Set problem
Reproduce the listing below without changes, except that pictures are left out.
---+---
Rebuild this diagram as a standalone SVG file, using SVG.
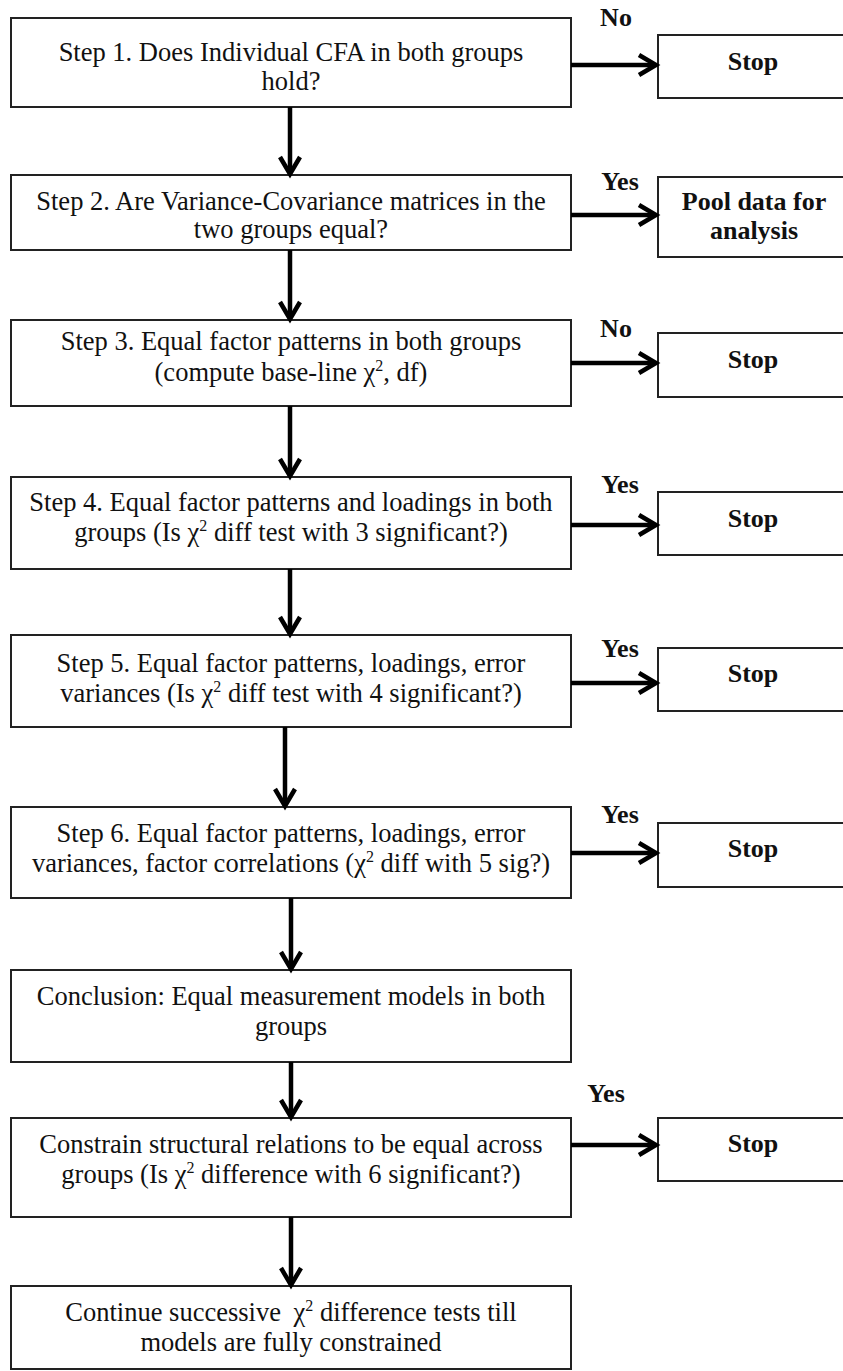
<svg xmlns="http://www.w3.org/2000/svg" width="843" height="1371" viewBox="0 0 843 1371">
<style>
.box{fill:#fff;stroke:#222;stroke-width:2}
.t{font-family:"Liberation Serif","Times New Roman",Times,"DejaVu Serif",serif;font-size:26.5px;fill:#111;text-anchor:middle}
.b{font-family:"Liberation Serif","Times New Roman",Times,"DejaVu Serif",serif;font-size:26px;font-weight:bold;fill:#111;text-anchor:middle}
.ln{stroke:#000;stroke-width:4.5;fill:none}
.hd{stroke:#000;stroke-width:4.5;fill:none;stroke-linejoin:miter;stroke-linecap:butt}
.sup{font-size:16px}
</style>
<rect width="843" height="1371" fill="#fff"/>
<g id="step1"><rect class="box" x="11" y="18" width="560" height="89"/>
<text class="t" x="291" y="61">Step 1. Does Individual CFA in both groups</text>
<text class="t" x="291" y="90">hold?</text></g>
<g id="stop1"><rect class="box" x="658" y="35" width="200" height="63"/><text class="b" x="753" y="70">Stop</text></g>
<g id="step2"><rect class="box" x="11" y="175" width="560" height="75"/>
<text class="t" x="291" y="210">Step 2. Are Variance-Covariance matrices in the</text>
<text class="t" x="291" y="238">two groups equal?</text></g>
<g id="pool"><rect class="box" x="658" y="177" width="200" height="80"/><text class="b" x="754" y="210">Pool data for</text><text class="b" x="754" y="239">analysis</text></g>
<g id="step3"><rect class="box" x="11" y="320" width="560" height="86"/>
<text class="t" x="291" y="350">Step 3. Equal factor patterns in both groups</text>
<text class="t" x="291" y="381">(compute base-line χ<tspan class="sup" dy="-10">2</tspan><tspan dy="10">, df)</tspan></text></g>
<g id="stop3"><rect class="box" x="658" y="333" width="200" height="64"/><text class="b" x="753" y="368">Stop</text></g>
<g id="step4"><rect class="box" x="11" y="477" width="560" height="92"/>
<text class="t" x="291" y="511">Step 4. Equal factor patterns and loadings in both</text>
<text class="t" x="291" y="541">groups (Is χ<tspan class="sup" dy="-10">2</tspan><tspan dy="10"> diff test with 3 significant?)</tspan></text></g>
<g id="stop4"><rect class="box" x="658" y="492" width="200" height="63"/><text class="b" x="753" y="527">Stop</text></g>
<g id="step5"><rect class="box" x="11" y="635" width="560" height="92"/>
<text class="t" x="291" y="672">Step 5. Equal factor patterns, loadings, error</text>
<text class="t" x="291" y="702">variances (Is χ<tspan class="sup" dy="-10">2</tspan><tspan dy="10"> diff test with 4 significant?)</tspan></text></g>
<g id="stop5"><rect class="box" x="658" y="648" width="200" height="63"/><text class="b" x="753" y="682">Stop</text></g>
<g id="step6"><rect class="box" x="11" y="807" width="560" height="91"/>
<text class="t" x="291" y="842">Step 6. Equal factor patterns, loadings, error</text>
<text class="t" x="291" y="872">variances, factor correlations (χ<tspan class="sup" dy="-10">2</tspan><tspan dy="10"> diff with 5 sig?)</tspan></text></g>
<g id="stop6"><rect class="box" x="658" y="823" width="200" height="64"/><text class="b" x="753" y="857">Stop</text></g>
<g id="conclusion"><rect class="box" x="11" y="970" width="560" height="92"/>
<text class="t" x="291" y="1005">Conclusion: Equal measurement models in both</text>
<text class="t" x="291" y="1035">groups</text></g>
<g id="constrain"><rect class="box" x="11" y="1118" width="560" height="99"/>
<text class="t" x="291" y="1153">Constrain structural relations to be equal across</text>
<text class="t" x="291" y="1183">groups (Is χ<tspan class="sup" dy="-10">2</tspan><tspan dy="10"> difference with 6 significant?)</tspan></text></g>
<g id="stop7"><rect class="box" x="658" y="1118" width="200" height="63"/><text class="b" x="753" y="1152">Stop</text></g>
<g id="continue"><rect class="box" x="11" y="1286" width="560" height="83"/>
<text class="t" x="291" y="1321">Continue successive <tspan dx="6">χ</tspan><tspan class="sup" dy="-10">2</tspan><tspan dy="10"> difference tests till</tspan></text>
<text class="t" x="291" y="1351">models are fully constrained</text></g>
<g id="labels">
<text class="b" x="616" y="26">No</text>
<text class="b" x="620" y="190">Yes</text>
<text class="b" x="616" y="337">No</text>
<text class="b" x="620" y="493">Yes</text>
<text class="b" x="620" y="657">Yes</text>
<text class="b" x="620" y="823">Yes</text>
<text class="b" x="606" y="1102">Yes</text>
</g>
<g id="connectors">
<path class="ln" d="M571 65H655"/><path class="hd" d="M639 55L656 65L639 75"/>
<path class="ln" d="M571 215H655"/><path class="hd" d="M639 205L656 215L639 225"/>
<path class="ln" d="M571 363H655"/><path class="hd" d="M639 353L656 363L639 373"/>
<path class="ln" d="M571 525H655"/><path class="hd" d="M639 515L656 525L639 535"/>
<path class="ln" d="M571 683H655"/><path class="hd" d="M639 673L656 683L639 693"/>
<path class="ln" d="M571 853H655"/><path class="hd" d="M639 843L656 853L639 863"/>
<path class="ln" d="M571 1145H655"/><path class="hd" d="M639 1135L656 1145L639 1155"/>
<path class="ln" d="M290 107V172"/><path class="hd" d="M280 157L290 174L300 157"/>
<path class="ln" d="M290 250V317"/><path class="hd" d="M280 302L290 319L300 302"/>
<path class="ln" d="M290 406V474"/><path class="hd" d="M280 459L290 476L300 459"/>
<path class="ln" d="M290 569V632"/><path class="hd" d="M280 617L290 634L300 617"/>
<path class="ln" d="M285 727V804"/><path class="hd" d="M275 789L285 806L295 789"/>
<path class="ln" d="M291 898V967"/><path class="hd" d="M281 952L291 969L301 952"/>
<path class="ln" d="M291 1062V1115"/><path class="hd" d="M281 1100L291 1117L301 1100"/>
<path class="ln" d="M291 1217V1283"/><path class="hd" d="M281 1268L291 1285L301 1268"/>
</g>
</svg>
---+---
Correct answer
Rebuild this diagram as a standalone SVG file, using SVG.
<svg xmlns="http://www.w3.org/2000/svg" width="843" height="1371" viewBox="0 0 843 1371">
<style>
.box{fill:#fff;stroke:#222;stroke-width:2}
.t{font-family:"Liberation Serif","Times New Roman",Times,"DejaVu Serif",serif;font-size:26.5px;fill:#111;text-anchor:middle}
.b{font-family:"Liberation Serif","Times New Roman",Times,"DejaVu Serif",serif;font-size:26px;font-weight:bold;fill:#111;text-anchor:middle}
.ln{stroke:#000;stroke-width:4.5;fill:none}
.hd{stroke:#000;stroke-width:4.5;fill:none;stroke-linejoin:miter;stroke-linecap:butt}
.sup{font-size:16px}
</style>
<rect width="843" height="1371" fill="#fff"/>
<g id="step1"><rect class="box" x="11" y="18" width="560" height="89"/>
<text class="t" x="291" y="61">Step 1. Does Individual CFA in both groups</text>
<text class="t" x="291" y="90">hold?</text></g>
<g id="stop1"><rect class="box" x="658" y="35" width="200" height="63"/><text class="b" x="753" y="70">Stop</text></g>
<g id="step2"><rect class="box" x="11" y="175" width="560" height="75"/>
<text class="t" x="291" y="210">Step 2. Are Variance-Covariance matrices in the</text>
<text class="t" x="291" y="238">two groups equal?</text></g>
<g id="pool"><rect class="box" x="658" y="177" width="200" height="80"/><text class="b" x="754" y="210">Pool data for</text><text class="b" x="754" y="239">analysis</text></g>
<g id="step3"><rect class="box" x="11" y="320" width="560" height="86"/>
<text class="t" x="291" y="350">Step 3. Equal factor patterns in both groups</text>
<text class="t" x="291" y="381">(compute base-line χ<tspan class="sup" dy="-10">2</tspan><tspan dy="10">, df)</tspan></text></g>
<g id="stop3"><rect class="box" x="658" y="333" width="200" height="64"/><text class="b" x="753" y="368">Stop</text></g>
<g id="step4"><rect class="box" x="11" y="477" width="560" height="92"/>
<text class="t" x="291" y="511">Step 4. Equal factor patterns and loadings in both</text>
<text class="t" x="291" y="541">groups (Is χ<tspan class="sup" dy="-10">2</tspan><tspan dy="10"> diff test with 3 significant?)</tspan></text></g>
<g id="stop4"><rect class="box" x="658" y="492" width="200" height="63"/><text class="b" x="753" y="527">Stop</text></g>
<g id="step5"><rect class="box" x="11" y="635" width="560" height="92"/>
<text class="t" x="291" y="672">Step 5. Equal factor patterns, loadings, error</text>
<text class="t" x="291" y="702">variances (Is χ<tspan class="sup" dy="-10">2</tspan><tspan dy="10"> diff test with 4 significant?)</tspan></text></g>
<g id="stop5"><rect class="box" x="658" y="648" width="200" height="63"/><text class="b" x="753" y="682">Stop</text></g>
<g id="step6"><rect class="box" x="11" y="807" width="560" height="91"/>
<text class="t" x="291" y="842">Step 6. Equal factor patterns, loadings, error</text>
<text class="t" x="291" y="872">variances, factor correlations (χ<tspan class="sup" dy="-10">2</tspan><tspan dy="10"> diff with 5 sig?)</tspan></text></g>
<g id="stop6"><rect class="box" x="658" y="823" width="200" height="64"/><text class="b" x="753" y="857">Stop</text></g>
<g id="conclusion"><rect class="box" x="11" y="970" width="560" height="92"/>
<text class="t" x="291" y="1005">Conclusion: Equal measurement models in both</text>
<text class="t" x="291" y="1035">groups</text></g>
<g id="constrain"><rect class="box" x="11" y="1118" width="560" height="99"/>
<text class="t" x="291" y="1153">Constrain structural relations to be equal across</text>
<text class="t" x="291" y="1183">groups (Is χ<tspan class="sup" dy="-10">2</tspan><tspan dy="10"> difference with 6 significant?)</tspan></text></g>
<g id="stop7"><rect class="box" x="658" y="1118" width="200" height="63"/><text class="b" x="753" y="1152">Stop</text></g>
<g id="continue"><rect class="box" x="11" y="1286" width="560" height="83"/>
<text class="t" x="291" y="1321">Continue successive <tspan dx="6">χ</tspan><tspan class="sup" dy="-10">2</tspan><tspan dy="10"> difference tests till</tspan></text>
<text class="t" x="291" y="1351">models are fully constrained</text></g>
<g id="labels">
<text class="b" x="616" y="26">No</text>
<text class="b" x="620" y="190">Yes</text>
<text class="b" x="616" y="337">No</text>
<text class="b" x="620" y="493">Yes</text>
<text class="b" x="620" y="657">Yes</text>
<text class="b" x="620" y="823">Yes</text>
<text class="b" x="606" y="1102">Yes</text>
</g>
<g id="connectors">
<path class="ln" d="M571 65H655"/><path class="hd" d="M639 55L656 65L639 75"/>
<path class="ln" d="M571 215H655"/><path class="hd" d="M639 205L656 215L639 225"/>
<path class="ln" d="M571 363H655"/><path class="hd" d="M639 353L656 363L639 373"/>
<path class="ln" d="M571 525H655"/><path class="hd" d="M639 515L656 525L639 535"/>
<path class="ln" d="M571 683H655"/><path class="hd" d="M639 673L656 683L639 693"/>
<path class="ln" d="M571 853H655"/><path class="hd" d="M639 843L656 853L639 863"/>
<path class="ln" d="M571 1145H655"/><path class="hd" d="M639 1135L656 1145L639 1155"/>
<path class="ln" d="M290 107V172"/><path class="hd" d="M280 157L290 174L300 157"/>
<path class="ln" d="M290 250V317"/><path class="hd" d="M280 302L290 319L300 302"/>
<path class="ln" d="M290 406V474"/><path class="hd" d="M280 459L290 476L300 459"/>
<path class="ln" d="M290 569V632"/><path class="hd" d="M280 617L290 634L300 617"/>
<path class="ln" d="M285 727V804"/><path class="hd" d="M275 789L285 806L295 789"/>
<path class="ln" d="M291 898V967"/><path class="hd" d="M281 952L291 969L301 952"/>
<path class="ln" d="M291 1062V1115"/><path class="hd" d="M281 1100L291 1117L301 1100"/>
<path class="ln" d="M291 1217V1283"/><path class="hd" d="M281 1268L291 1285L301 1268"/>
</g>
</svg>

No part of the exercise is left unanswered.